Nothing in Luke’s Gospel suggests the author intended to write a sequel. The prologue (1:1-4) certainly does not advocate this view. Acts does, however, suggest at an early point – in its prologue, no less – that it is the work of the author of Luke. I regard this as a fictitious attempt to claim a literary relationship with Luke through deliberate stylistic imitation.

And? Hundreds, if not thousand of authors have written books not intending to write sequels, but eventually doing so.

And, there's the introit to Acts, despite what the author says. JVM Sturdy, you're wrong. The book is actually called "Redrawing the Boundaries: The Dating of Early Christian Literature," and appears Not.Even.Wrong.

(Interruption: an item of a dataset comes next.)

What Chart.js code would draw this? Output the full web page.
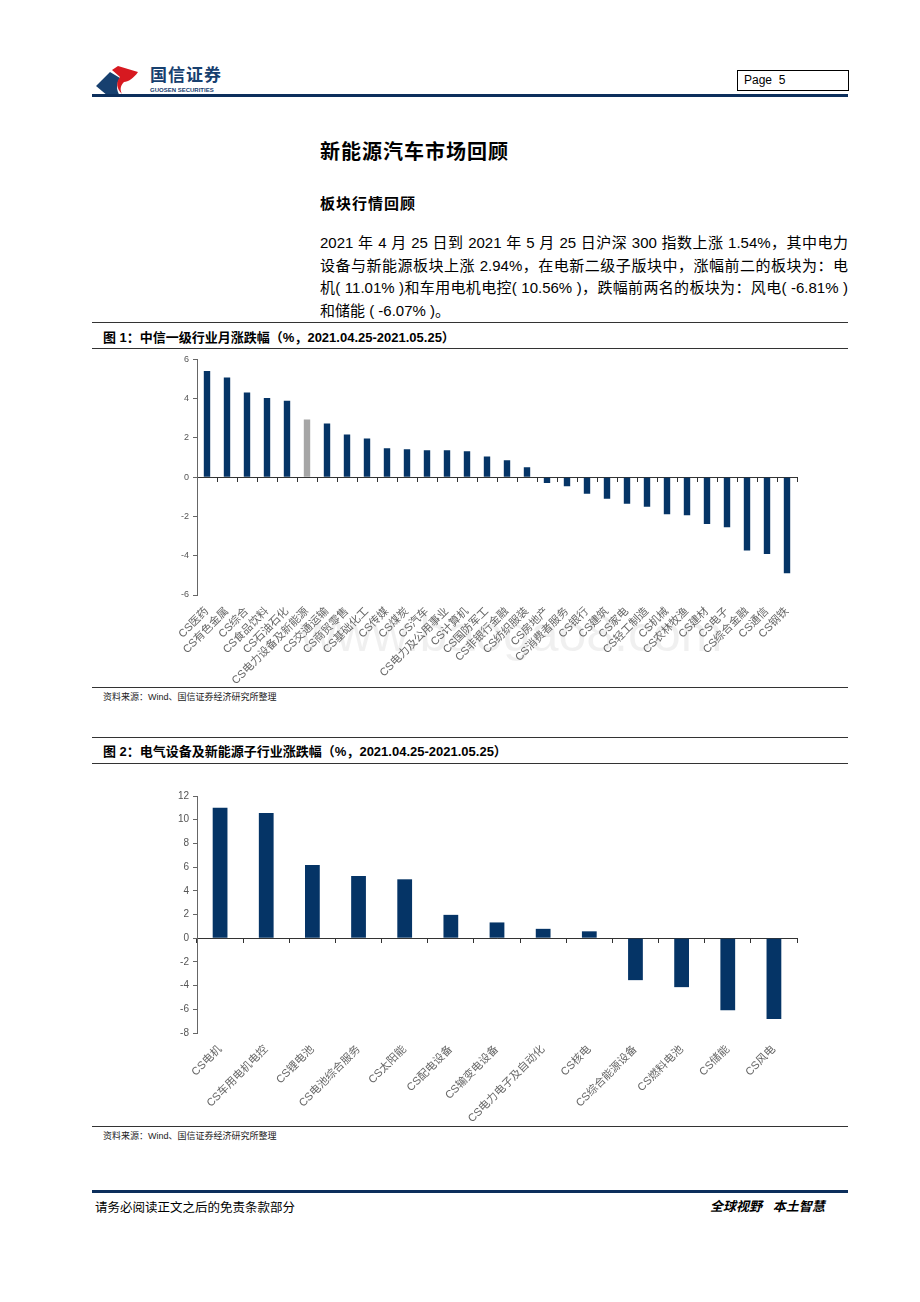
<!DOCTYPE html>
<html>
<head>
<meta charset="utf-8">
<script src="https://cdn.jsdelivr.net/npm/chart.js@4/dist/chart.umd.min.js"></script>
<style>
    body {
        margin: 0;
        width: 920px;
        height: 1302px;
        background: #fff;
        position: relative;
        font-family: "Liberation Sans", "Noto Sans CJK SC", sans-serif;
        color: #000;
        overflow: hidden;
    }
    .abs { position: absolute; }
    .rule { position: absolute; left: 92px; width: 756px; height: 1px; background: #333; }
    .navy { position: absolute; left: 92px; width: 756px; height: 3px; background: #0c2f5c; }
    .fig-title { position: absolute; left: 103px; font-size: 13px; font-weight: bold; }
    .source { position: absolute; left: 103px; font-size: 9px; color: #222; }
    .para { position: absolute; left: 320px; top: 232px; width: 528px; font-size: 15px; }
    .para div { height: 22.7px; line-height: 22.7px; text-align: justify; text-align-last: justify; white-space: nowrap; }
    .para div.last { text-align-last: left; }
    .watermark {
        position: absolute; left: 300px; top: 605px; font-size: 50px;
        color: rgba(0, 0, 0, 0.06);
    }
</style>
</head>
<body>

<svg class="abs" style="left:94px;top:64px" width="50" height="34" viewBox="0 0 50 34">
    <path d="M2 22 L16 8 L26 14 C22 20 22 26 26 32 L14 32 Z" fill="#17406f"/>
    <path d="M18 6 L24 2 L44 8 C40 14 34 18 30 18 C26 22 26 26 28 30 C22 24 22 18 26 13 Z" fill="#d71920"/>
</svg>
<div class="abs" style="left:150px;top:67px;font-size:17px;line-height:17px;font-weight:bold;color:#17406f;letter-spacing:1px">国信证券</div>
<div class="abs" style="left:150px;top:87px;font-size:6px;line-height:6px;font-weight:bold;color:#17406f">GUOSEN SECURITIES</div>

<div class="abs" style="left:737px;top:70px;font-size:12px;line-height:19px;padding-left:6px;box-sizing:border-box;width:112px;height:21px;border:1px solid #000">Page&nbsp;&nbsp;5</div>
<div class="navy" style="top:94px"></div>

<div class="abs" style="left:320px;top:136px;font-size:20px;font-weight:bold;letter-spacing:1px">新能源汽车市场回顾</div>
<div class="abs" style="left:320px;top:192px;font-size:15px;font-weight:bold;letter-spacing:1px">板块行情回顾</div>
<div class="para">
    <div>2021 年 4 月 25 日到 2021 年 5 月 25 日沪深 300 指数上涨 1.54%，其中电力</div>
    <div>设备与新能源板块上涨 2.94%，在电新二级子版块中，涨幅前二的板块为：电</div>
    <div>机( 11.01% )和车用电机电控( 10.56% )，跌幅前两名的板块为：风电( -6.81% )</div>
    <div class="last">和储能 ( -6.07% )。</div>
</div>

<div class="rule" style="top:322px"></div>
<div class="fig-title" style="top:327px">图 1：中信一级行业月涨跌幅（%，2021.04.25-2021.05.25）</div>
<div class="rule" style="top:348px"></div>
<div class="watermark">www.baogao8.com</div>
<canvas id="industryChart" class="abs" style="left:92px;top:350px" width="756" height="336"></canvas>
<div class="rule" style="top:687px"></div>
<div class="source" style="top:690px">资料来源：Wind、国信证券经济研究所整理</div>

<div class="rule" style="top:737px"></div>
<div class="fig-title" style="top:741px">图 2：电气设备及新能源子行业涨跌幅（%，2021.04.25-2021.05.25）</div>
<div class="rule" style="top:763px"></div>
<canvas id="subChart" class="abs" style="left:92px;top:766px" width="756" height="360"></canvas>
<div class="rule" style="top:1126px"></div>
<div class="source" style="top:1129px">资料来源：Wind、国信证券经济研究所整理</div>

<div class="navy" style="top:1190px"></div>
<div class="abs" style="left:95px;top:1197px;font-size:12.5px">请务必阅读正文之后的免责条款部分</div>
<div class="abs" style="left:710px;top:1196px;font-size:13px;font-weight:bold;font-style:italic">全球视野&nbsp;&nbsp;&nbsp;本土智慧</div>

<script>

const industryLabels = [
    'CS医药', 'CS有色金属', 'CS综合', 'CS食品饮料', 'CS石油石化',
    'CS电力设备及新能源', 'CS交通运输', 'CS商贸零售', 'CS基础化工', 'CS传媒',
    'CS煤炭', 'CS汽车', 'CS电力及公用事业', 'CS计算机', 'CS国防军工',
    'CS非银行金融', 'CS纺织服装', 'CS房地产', 'CS消费者服务', 'CS银行',
    'CS建筑', 'CS家电', 'CS轻工制造', 'CS机械', 'CS农林牧渔',
    'CS建材', 'CS电子', 'CS综合金融', 'CS通信', 'CS钢铁'
];

const industryChange = [
    5.41, 5.08, 4.32, 4.03, 3.90,
    2.94, 2.73, 2.18, 1.97, 1.47,
    1.42, 1.37, 1.37, 1.32, 1.06,
    0.86, 0.51, -0.30, -0.46, -0.84,
    -1.10, -1.35, -1.50, -1.89, -1.94,
    -2.39, -2.55, -3.73, -3.91, -4.89
];

const highlightIndustry = 'CS电力设备及新能源';

const industryTicks = [-6, 6];

const subLabels = [
    'CS电机', 'CS车用电机电控', 'CS锂电池', 'CS电池综合服务', 'CS太阳能',
    'CS配电设备', 'CS输变电设备', 'CS电力电子及自动化', 'CS核电',
    'CS综合能源设备', 'CS燃料电池', 'CS储能', 'CS风电'
];

const subChange = [
    11.01, 10.56, 6.18, 5.25, 4.97,
    1.97, 1.33, 0.79, 0.58,
    -3.54, -4.13, -6.07, -6.81
];

const subTicks = [-8, 12];

const NAVY = '#053466';
const GREY = '#a6a6a6';

function buildBarChart(canvasId, labels, values, range, colors, opts) {

    const ctx =
        document.getElementById(canvasId);

    if (!ctx) {
        return;
    }

    new Chart(ctx, {

        type: 'bar',

        data: {
            labels: labels,
            datasets: [{
                data: values,
                backgroundColor: colors,
                barPercentage: 0.32,
                categoryPercentage: 1
            }]
        },

        options: {

            responsive: false,
            animation: false,

            layout: {
                padding: { top: opts.top, right: 51, left: 0, bottom: 0 }
            },

            plugins: {
                legend: { display: false },
                tooltip: { enabled: false }
            },

            scales: {

                x: {
                    position: 'bottom',
                    offset: true,
                    grid: { display: false },
                    border: { display: false },
                    ticks: {
                        autoSkip: false,
                        minRotation: 45,
                        maxRotation: 45,
                        padding: 2,
                        color: '#666',
                        font: { size: opts.labelSize, family: '"Liberation Sans", "Noto Sans CJK SC"' }
                    },
                    afterFit: scale => {
                        scale.height = opts.bottom;
                    }
                },

                zero: {
                    type: 'category',
                    axis: 'x',
                    position: { y: 0 },
                    offset: true,
                    grid: {
                        offset: true,
                        drawOnChartArea: false,
                        tickLength: 4,
                        color: '#333'
                    },
                    border: { display: true, color: '#333', width: 1 },
                    ticks: { display: false }
                },

                y: {
                    min: range[0],
                    max: range[1],
                    ticks: {
                        stepSize: 2,
                        padding: 4,
                        color: '#555',
                        font: { size: opts.tickSize, family: '"Liberation Sans"' }
                    },
                    grid: {
                        color: c => c.tick && c.tick.value === 0 ? '#333' : 'transparent',
                        tickColor: '#666',
                        tickLength: 4
                    },
                    border: { display: true, color: '#666' },
                    afterFit: scale => {
                        scale.width = 105;
                    }
                }

            }

        }

    });

}

buildBarChart(
    'industryChart',
    industryLabels,
    industryChange,
    industryTicks,
    industryLabels.map(name => name === highlightIndustry ? GREY : NAVY),
    { top: 7, bottom: 91, labelSize: 11, tickSize: 9 }
);

buildBarChart(
    'subChart',
    subLabels,
    subChange,
    subTicks,
    subLabels.map(() => NAVY),
    { top: 30, bottom: 93, labelSize: 11, tickSize: 10 }
);

</script>
</body>
</html>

Per this link, I think that the Luke-Acts differences on relationship to the Jews is some issue, but not insurmountable. I disagree on Acts using the Pastorals. The piece cited for that uses the Westar Institute as point of takeoff, making it a bit dubious IMO right there. (I mean, I know how Westar sucks.) And, it claims all the letters inspired Acts. Erm, how do you explain the contradictions between Acts and the genuine Paulines? And, the idea that a post-Trajan final version of Revelation circulated enough to be used by the author of Acts (and occurring before it)? Laughable.

It's more examples of what I've said before: Some hot young bucks with "out there" ideas attract too many r/AB commenters like moths to the flame.